Desde logo, o sindicato diz que vê “com muita preocupação” o facto de o “Conselho Consultivo chancelar posições indefensáveis” — que, lê-se no comunicado, “neste caso se trata de um fato à medida de Tancos”.  O SMMP considera que esta diretiva entra “para a história do Ministério Público pelas piores razões” e “transforma os magistrados em marionetas”. “É a morte do Ministério Público”, lê-se ainda.

No comunicado, o sindicato considera que, na sua perspetiva e até agora, o inquérito conduzido pelo MP é “caracterizado por uma total transparência” e teme que isso venha a mudar. Isto porque, atualmente, em todas as investigações, “sabe-se quem dá as ordens ou as cumpre e quem pode ser responsabilizado pelo rumo ou resultado da investigação” uma vez que “as ordens hierárquicas no processo penal ficavam documentadas”.

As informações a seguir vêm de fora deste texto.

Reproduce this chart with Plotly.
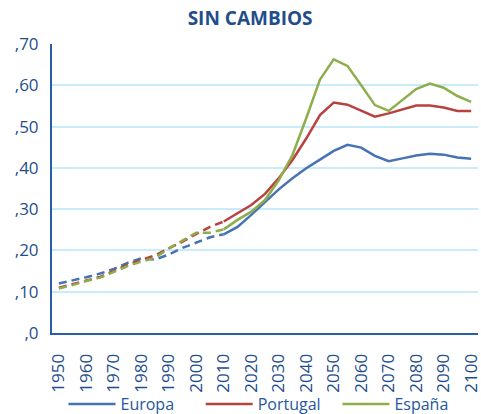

O que a diretiva vem agora dizer é que não só os superiores hierárquicos podem interferir no rumo das investigações como devem fazê-lo de forma oculta e fora do processo próprio, o que é manifestamente ilegal”, defende o sindicato.

Os magistrados temem que, com esta diretiva, ninguém saiba “o que realmente se passará nas investigações criminais, pois algumas das decisões mais importantes serão tomadas num processo paralelo que ficará oculto algures num cofre”. “Noutros tempos ficaram bem conhecidos os célebres despachos referentes ao processo Face Oculta que foram escondidos na Procuradoria-Geral da República”, aponta.

A diretiva pretende instituir um sistema maquiavélico e cobarde em que quem dá as ordens fica na sombra e não as assume, deixando que o aparente titular da investigação acarrete com tal responsabilidade”, lê-se ainda.

O sindicato considera “gravíssimo” que a Procuradora-Geral da República, Lucília Gago, defenda “um sistema deste género”, que transforma o conceito de magistrado num “funcionário que se limite a cumprir ordens”. “Nem o Dr. Pinto Monteiro foi tão longe”, aponta, referindo-se ao antigo PGR, que exerceu funções entre 2006 e 2012.